The Reporter, September 1995, Page 25.
More recent MSPB decisions have increased the burden of proof and made successful whistleblower cases more difficult.
...the MSPB held that, in order to establish that an employee has engaged in whistleblower reprisal, an agency or the Office of Special Counsel must prove: (1) the employee had authority to take, recommend or approve any personnel action; (2) the alleged victime retaliation made a protected disclosure; (3) the employee used his or her authority to take, or refuse to take, a personnel action against the alleged victim; and (4) the action was taken (or failed to be taken) because of the protected disclosure.

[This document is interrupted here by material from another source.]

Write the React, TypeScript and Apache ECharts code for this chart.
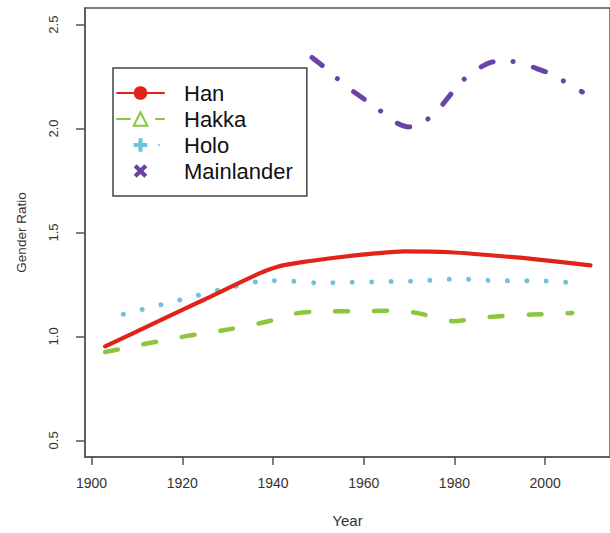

Furthermore, the MSPB held that, to prove the fourth element, the OSC or the agency must show, by a preponderance of the evidence, that the retaliation was a "significant factor" in the action or actions at issue. The MSPB defined this as a factor that plays an important role in the allegedly retaliatory action as opposed to a tangentially related motive. It held that the significant factor test was not met if the respondent would have taken the action in the absence of a protected disclosure. In order to prove the significant factor requirement, the MSPB held that the OSC or the agency must show that nonretaliatory motives would have been insufficient, in the absence of retaliatory motives, to cause the action to occur.
This is a substantial departure from prior case law, which had required merely a showing that retaliation had "contributed" to the decision to take (or fail to take) a personnel action. These cases had required the employee to prove, by clear and convincing evidence, that he or she would have taken (or failed to take) the personnel action in the absence of a retaliatory motive. Now, this is no longer an affirmative defense, but is part of the OSC's or agency burden.
Other adverse personnel actions may be appealed to the Board in similar fashion.